37°2 le matin (Betty Blue) (1986)

A lackadaisical handyman and aspiring novelist tries to support his younger girlfriend as she slowly succumbs to madness.

Zorg (Jean-Hughes Anglade) and Betty (Beatrice Dalle) are passionate lovers, painting beach houses by day and making love by night. When Betty discovers Zorg’s forgotten unpublished novel, she declares him a genius and they head for the city to find fame and fortune but end up selling pianos in a mountain village instead. There she attempts suicide, and Zorg realises what everyone’s been telling him from the start – Betty’s a few sheep short in the top paddock Those little things like trashing his employer’s car, burning their bungalow down and mutilating publishers, that he didn’t notice cos she was bonking his brains out. So he terminates the relationship.

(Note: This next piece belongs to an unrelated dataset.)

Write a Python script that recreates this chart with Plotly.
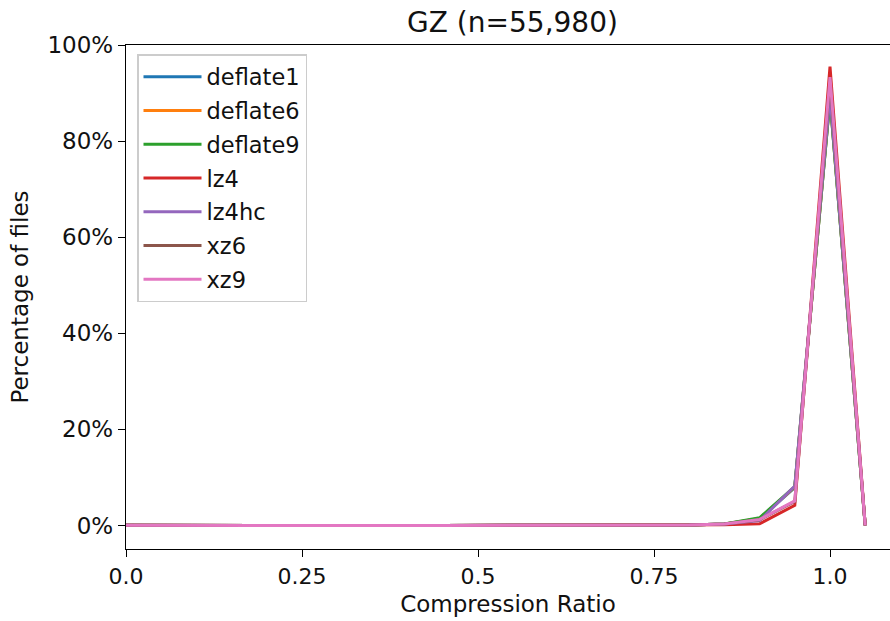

Forget the Director’s Cut (although Betty’s descent into madness is still too abrupt), this original version is far more charming and satistying, and hides the film’s faults much better than the longer boring version. But it’s still glossy trash masquerading as art. Beineix’s origins in advertising are too apparent in the lack of content and coherence, but the explicit sex (apparently they actually did it), the fantastic photography and the tragic storyline guarantees a full cinema.

Just in case you think this is a sexploitation movie then rest assured; we see a fair amount of Jean-Hughes Anglade’s widget, even though he’s hung like a dormouse.